The letters cited a tweet by Rep. Joyce Beatty, D-Ohio, touting her questioning of Federal Reserve Board Chair Jerome Powell at a recent hearing. Beatty pressed Powell on whether the central bank would consider African-American and female candidates for the two open positions.

Beatty said in her tweet: "Proud to have pushed Fed Chair Powell to redouble efforts to find diverse leaders for not one but two high-profile openings at the central bank. We can’t succeed unless we have a seat at the table."

At the hearing, Powell replied by saying he could “absolutely guarantee you that we will work hard in both of those processes to find and give a fair shot to diverse candidates for those two jobs, as we do.” (The GOP letters also linked to a Reuters article about the exchange.)

The leadership positions at the Boston and Dallas banks opened up after Eric Rosengren and Robert Kaplan, respectively, resigned from their posts within hours of one another in late September. The Wall Street Journal reported that each had engaged in significant amounts of stock trading while helping set monetary policy on the Federal Reserve Board.

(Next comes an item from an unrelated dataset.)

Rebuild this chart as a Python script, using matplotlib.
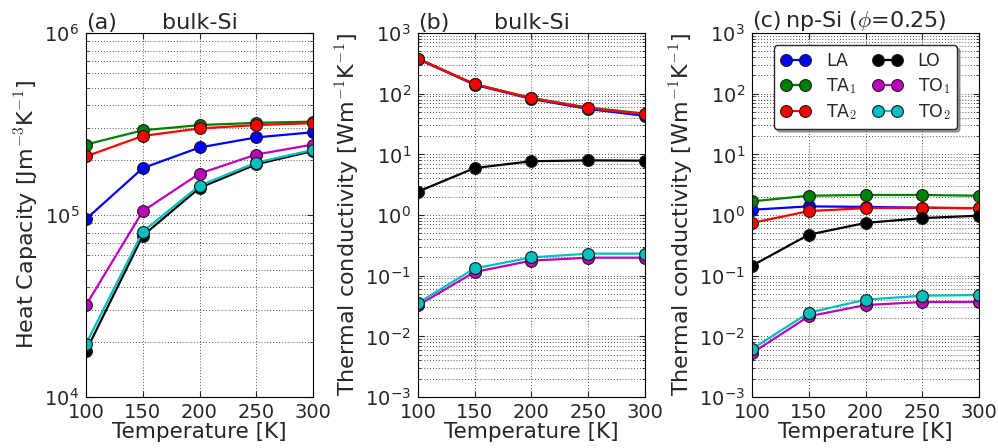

The Republican letters, dated Oct 12., is the most recent example of Toomey's criticism of what he calls "mission creep" at the central bank. Toomey has argued that the regional Fed offices are straying from their mission by researching the impact of racial inequity, housing conditions and climate change on the U.S. economy.

"Several Regional Federal Reserve Banks, including yours, have embraced politically-charged social causes outside of the Federal Reserve’s historical mission and statutory mandate," the GOP senators wrote in their letter to Paxson, who is also president of Brown University. "This mission creep threatens the credibility and independence of the Federal Reserve."